_Provided data_.
▼
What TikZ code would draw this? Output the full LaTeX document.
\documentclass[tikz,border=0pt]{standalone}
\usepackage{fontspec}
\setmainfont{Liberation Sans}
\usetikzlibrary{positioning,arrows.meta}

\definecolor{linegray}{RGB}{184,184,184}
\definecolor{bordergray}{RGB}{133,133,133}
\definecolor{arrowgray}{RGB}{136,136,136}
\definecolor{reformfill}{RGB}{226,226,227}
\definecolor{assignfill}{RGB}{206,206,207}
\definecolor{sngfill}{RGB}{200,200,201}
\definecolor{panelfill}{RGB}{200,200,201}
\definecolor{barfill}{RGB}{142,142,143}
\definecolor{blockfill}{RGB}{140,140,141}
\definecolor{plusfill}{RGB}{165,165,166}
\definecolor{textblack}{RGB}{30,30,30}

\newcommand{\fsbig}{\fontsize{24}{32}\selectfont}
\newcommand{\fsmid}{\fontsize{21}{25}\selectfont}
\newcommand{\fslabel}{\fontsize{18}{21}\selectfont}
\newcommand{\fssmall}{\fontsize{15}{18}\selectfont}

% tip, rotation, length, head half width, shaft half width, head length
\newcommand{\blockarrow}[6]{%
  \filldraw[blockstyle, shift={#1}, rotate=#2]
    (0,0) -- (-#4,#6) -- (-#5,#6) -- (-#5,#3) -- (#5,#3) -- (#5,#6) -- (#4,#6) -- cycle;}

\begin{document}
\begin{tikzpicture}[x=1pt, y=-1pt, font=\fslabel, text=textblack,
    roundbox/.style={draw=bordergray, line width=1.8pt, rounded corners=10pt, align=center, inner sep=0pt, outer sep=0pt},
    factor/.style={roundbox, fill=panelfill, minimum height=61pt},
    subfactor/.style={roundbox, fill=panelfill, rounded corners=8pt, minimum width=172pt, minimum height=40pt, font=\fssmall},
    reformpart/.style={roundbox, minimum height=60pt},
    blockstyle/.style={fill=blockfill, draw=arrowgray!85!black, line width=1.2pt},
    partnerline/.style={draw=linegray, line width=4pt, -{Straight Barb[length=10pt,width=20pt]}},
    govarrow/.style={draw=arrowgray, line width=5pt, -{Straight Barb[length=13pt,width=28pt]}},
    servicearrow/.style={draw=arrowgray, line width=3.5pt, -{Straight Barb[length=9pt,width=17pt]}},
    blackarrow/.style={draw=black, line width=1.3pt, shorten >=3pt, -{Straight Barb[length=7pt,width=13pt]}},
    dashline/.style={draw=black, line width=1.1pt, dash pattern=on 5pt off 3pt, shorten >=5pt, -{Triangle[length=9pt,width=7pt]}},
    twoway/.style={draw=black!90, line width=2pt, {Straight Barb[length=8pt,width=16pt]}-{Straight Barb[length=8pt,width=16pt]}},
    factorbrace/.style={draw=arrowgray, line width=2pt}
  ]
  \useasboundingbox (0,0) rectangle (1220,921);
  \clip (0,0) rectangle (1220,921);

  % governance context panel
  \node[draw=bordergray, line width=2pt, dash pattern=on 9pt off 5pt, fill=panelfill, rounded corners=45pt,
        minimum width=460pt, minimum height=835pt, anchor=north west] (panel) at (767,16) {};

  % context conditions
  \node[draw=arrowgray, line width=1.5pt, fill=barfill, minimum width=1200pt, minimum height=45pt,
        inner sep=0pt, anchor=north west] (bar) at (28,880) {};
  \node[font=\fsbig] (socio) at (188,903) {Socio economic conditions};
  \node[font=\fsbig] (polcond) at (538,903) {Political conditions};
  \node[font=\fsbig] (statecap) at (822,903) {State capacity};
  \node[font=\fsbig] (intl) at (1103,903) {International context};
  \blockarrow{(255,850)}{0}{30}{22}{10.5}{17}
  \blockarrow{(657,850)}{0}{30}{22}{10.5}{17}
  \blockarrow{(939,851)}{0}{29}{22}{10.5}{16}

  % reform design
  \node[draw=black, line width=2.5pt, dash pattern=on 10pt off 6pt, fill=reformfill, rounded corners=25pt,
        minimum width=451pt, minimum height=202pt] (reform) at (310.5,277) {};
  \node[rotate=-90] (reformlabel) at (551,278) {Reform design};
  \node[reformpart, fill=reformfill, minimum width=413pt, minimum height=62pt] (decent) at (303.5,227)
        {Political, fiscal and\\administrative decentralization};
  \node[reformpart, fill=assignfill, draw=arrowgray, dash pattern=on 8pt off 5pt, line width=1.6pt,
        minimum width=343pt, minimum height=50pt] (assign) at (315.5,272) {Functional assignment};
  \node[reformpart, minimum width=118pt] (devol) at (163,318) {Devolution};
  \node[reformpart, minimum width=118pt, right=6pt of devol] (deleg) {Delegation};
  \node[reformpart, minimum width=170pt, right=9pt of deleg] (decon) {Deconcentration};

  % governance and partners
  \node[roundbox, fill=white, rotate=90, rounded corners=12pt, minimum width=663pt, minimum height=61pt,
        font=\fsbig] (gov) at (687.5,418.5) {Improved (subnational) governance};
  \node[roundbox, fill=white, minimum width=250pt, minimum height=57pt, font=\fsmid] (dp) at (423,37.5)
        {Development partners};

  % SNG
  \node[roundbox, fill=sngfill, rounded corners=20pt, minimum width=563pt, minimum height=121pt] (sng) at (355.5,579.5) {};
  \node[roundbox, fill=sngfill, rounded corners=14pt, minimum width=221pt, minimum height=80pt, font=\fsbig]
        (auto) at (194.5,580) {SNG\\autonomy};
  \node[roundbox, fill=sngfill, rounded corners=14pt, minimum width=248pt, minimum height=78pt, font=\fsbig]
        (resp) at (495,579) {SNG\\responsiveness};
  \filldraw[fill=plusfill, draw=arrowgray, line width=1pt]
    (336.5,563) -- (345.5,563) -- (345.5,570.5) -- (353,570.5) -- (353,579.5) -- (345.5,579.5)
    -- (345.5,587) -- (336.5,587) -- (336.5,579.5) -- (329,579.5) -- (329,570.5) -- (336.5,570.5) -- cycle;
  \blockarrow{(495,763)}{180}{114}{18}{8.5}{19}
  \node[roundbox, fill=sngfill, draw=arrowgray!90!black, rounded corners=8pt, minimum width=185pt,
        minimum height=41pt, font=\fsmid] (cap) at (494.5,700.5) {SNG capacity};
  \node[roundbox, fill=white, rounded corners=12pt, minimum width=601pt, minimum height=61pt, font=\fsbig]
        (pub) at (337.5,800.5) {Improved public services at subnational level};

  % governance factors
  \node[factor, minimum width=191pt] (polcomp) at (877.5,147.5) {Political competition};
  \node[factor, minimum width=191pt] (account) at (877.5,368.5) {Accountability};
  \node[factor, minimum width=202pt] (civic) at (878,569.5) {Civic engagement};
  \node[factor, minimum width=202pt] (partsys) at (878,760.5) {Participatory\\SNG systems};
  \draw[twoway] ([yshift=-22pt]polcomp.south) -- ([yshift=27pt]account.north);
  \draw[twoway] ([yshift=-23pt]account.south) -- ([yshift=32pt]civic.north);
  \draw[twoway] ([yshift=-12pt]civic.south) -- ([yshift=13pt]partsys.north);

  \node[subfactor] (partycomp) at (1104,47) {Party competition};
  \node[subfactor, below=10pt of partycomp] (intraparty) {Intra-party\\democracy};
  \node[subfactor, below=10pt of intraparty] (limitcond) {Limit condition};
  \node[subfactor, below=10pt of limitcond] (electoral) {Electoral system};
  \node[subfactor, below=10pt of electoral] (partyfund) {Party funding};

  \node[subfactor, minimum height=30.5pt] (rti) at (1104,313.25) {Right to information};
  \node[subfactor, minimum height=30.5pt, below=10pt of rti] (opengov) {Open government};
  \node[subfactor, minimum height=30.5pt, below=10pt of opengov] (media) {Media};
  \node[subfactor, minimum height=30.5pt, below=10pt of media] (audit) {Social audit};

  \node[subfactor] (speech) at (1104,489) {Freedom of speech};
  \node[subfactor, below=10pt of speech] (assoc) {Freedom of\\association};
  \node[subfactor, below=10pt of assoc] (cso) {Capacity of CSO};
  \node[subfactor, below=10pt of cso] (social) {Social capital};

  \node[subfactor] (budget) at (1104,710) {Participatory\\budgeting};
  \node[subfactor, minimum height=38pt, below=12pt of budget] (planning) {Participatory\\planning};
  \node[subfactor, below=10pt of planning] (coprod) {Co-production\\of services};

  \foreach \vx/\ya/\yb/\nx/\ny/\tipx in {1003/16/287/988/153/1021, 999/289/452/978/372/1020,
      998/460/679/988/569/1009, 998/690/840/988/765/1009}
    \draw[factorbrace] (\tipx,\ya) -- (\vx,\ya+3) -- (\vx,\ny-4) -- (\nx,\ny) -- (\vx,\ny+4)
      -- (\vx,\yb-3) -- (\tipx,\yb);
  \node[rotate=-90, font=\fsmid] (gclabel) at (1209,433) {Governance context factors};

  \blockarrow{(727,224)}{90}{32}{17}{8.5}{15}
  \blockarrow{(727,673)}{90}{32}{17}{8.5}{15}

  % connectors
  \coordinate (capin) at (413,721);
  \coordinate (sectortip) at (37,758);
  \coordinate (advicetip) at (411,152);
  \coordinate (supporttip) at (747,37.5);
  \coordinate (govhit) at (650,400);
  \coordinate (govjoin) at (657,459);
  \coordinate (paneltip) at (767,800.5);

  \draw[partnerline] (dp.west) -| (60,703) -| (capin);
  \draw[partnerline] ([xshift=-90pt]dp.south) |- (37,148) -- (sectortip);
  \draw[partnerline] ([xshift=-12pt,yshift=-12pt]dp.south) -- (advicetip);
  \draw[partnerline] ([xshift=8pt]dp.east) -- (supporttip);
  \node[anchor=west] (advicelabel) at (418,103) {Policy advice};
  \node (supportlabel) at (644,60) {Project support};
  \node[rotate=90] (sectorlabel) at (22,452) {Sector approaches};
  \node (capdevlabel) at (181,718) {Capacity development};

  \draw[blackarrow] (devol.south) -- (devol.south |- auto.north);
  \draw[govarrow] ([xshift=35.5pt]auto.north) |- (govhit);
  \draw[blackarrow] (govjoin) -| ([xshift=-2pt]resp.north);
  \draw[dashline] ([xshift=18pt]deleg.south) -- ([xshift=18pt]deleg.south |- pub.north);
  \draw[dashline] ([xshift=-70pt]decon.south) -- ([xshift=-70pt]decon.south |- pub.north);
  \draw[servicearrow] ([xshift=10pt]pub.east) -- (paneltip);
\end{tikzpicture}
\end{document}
▲
▼
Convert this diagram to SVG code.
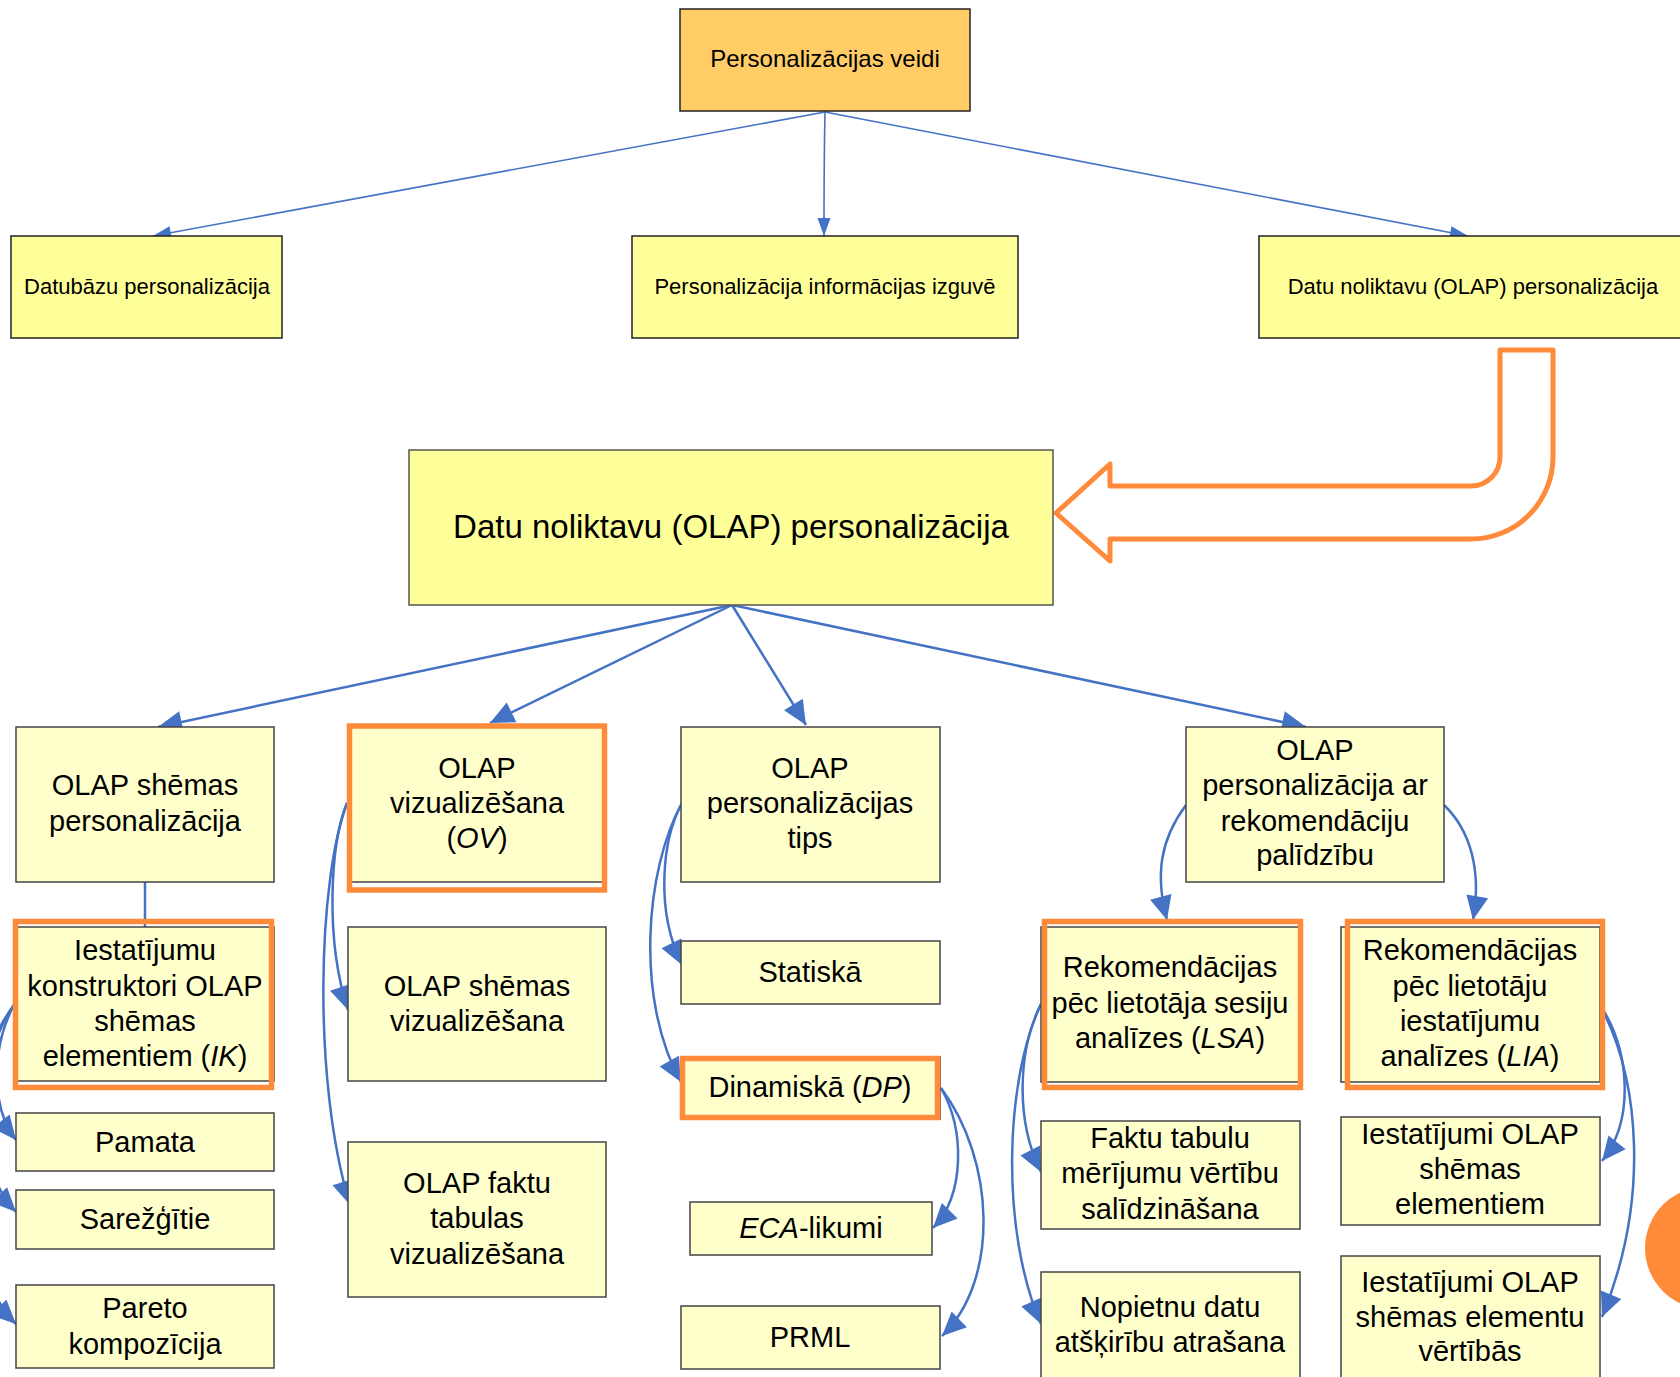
▲
▼
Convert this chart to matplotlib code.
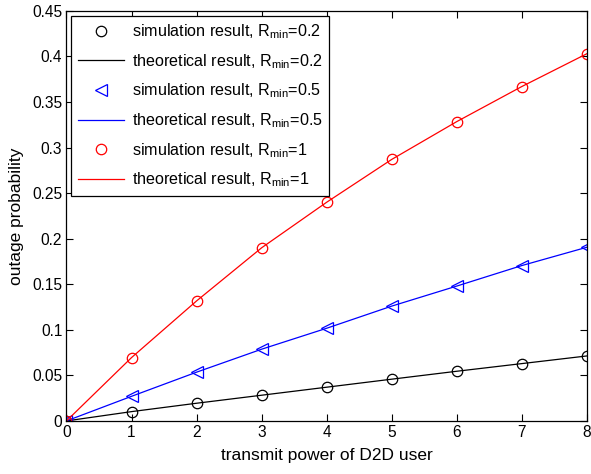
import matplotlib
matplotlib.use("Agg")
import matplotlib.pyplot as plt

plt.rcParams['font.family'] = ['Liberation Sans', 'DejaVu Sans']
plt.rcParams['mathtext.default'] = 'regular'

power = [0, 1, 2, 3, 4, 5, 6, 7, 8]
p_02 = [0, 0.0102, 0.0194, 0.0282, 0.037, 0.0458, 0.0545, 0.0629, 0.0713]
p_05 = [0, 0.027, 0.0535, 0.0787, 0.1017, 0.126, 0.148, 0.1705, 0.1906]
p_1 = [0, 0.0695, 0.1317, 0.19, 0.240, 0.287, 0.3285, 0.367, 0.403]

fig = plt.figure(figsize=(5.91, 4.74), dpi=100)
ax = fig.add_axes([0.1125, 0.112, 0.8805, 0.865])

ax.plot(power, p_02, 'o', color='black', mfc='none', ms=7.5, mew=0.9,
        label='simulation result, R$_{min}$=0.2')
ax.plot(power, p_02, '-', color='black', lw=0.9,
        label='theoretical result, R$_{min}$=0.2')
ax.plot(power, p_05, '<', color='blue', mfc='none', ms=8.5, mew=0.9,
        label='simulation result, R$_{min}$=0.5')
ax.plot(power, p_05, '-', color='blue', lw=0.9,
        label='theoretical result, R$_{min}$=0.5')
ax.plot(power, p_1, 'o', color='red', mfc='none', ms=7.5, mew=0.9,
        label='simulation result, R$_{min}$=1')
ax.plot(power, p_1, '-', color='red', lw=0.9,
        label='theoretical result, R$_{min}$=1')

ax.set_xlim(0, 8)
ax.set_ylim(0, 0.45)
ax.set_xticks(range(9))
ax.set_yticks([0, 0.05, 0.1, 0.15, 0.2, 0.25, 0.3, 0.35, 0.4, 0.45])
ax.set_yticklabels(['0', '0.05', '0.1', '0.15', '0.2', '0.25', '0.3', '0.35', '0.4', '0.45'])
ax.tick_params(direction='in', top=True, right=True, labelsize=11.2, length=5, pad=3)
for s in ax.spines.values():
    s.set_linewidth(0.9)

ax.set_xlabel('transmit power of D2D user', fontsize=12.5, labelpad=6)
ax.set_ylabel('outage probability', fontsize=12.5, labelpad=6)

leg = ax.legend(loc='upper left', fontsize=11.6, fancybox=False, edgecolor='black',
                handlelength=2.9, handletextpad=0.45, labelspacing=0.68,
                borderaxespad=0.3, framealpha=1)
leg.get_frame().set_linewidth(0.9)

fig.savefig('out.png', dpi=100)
▲
_Stated problem_. All lines above containing the string "this" are to be collected.

_Full solution_.
What TikZ code would draw this? Output the full LaTeX document.
Convert this diagram to SVG code.
Convert this chart to matplotlib code.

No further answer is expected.